> _Brief_: Show every line containing "that" by copying it.

> _Given data_:
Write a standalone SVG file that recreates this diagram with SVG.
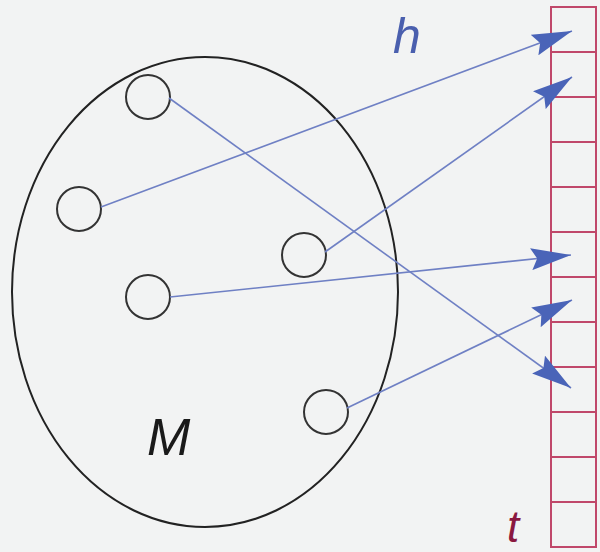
<svg xmlns="http://www.w3.org/2000/svg" width="600" height="552" viewBox="0 0 600 552">
<style>
.bg{fill:#f2f3f3}
.el{fill:none;stroke:#222;stroke-width:2}
.nd{fill:none;stroke:#333;stroke-width:2}
.cell{fill:none;stroke:#c0486a;stroke-width:2}
.ed{stroke:#6f80c4;stroke-width:1.6;fill:none}
.lbl{font-family:"Liberation Sans",Arial,sans-serif;font-style:italic}
</style>
<defs>
<marker id="ah" viewBox="0 0 40 22" refX="40" refY="11" markerWidth="40" markerHeight="22" markerUnits="userSpaceOnUse" orient="auto">
<path d="M0,0 L40,11 L0,22 L6,11 Z" fill="#4a64b8"/>
</marker>
</defs>
<rect class="bg" x="0" y="0" width="600" height="552"/>
<g id="set-M">
<ellipse class="el" cx="205" cy="292" rx="193" ry="235"/>
<text class="lbl" x="147" y="455" font-size="52" fill="#1a1a1a">M</text>
</g>
<g id="table-t">
<rect class="cell" x="551" y="7" width="45" height="540"/>
<path class="cell" d="M551,52H596M551,97H596M551,142H596M551,187H596M551,232H596M551,277H596M551,322H596M551,367H596M551,412H596M551,457H596M551,502H596"/>
<text class="lbl" x="507" y="542" font-size="44" fill="#8a1840">t</text>
</g>
<g id="n1"><circle class="nd" cx="148" cy="97" r="22"/></g>
<g id="n2"><circle class="nd" cx="79" cy="209" r="22"/></g>
<g id="n3"><circle class="nd" cx="304" cy="255" r="22"/></g>
<g id="n4"><circle class="nd" cx="148" cy="297" r="22"/></g>
<g id="n5"><circle class="nd" cx="326" cy="412" r="22"/></g>
<g id="label-h"><text class="lbl" x="393" y="53" font-size="50" fill="#4a5fae">h</text></g>
<g id="connectors">
<line class="ed" x1="101" y1="207" x2="572" y2="31" marker-end="url(#ah)"/>
<line class="ed" x1="325" y1="252" x2="572" y2="77" marker-end="url(#ah)"/>
<line class="ed" x1="170" y1="297" x2="571" y2="255" marker-end="url(#ah)"/>
<line class="ed" x1="347" y1="408" x2="572" y2="300" marker-end="url(#ah)"/>
<line class="ed" x1="169" y1="98" x2="571" y2="388" marker-end="url(#ah)"/>
</g>
</svg>
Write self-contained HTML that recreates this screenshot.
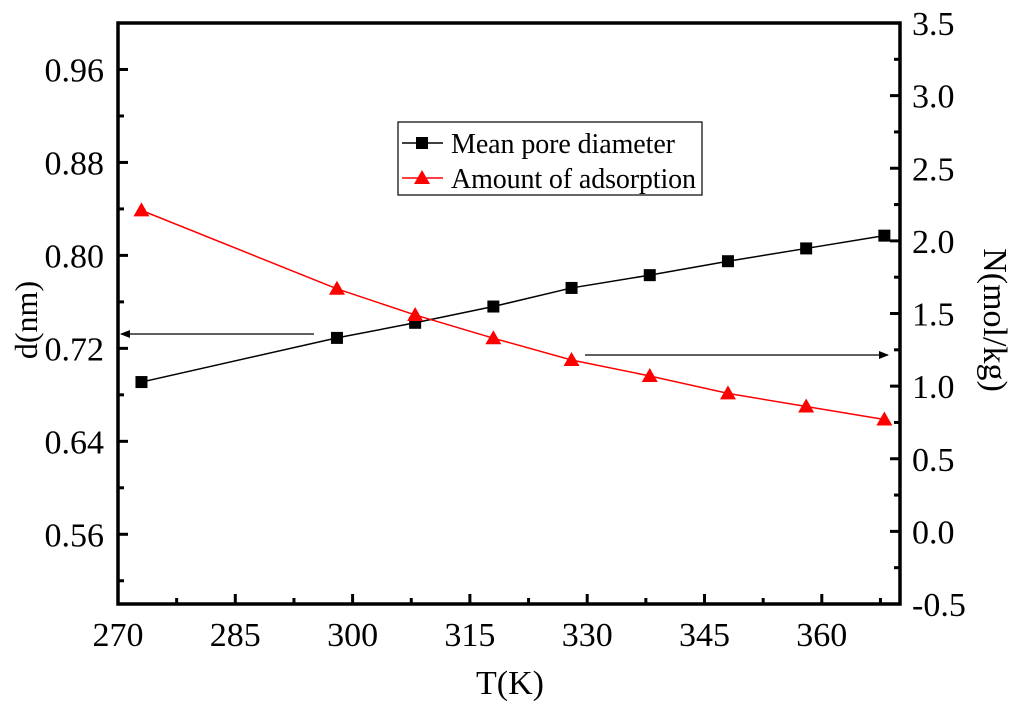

> _Written response_:
Write a standalone SVG file that recreates this diagram with SVG.
Write self-contained HTML that recreates this screenshot.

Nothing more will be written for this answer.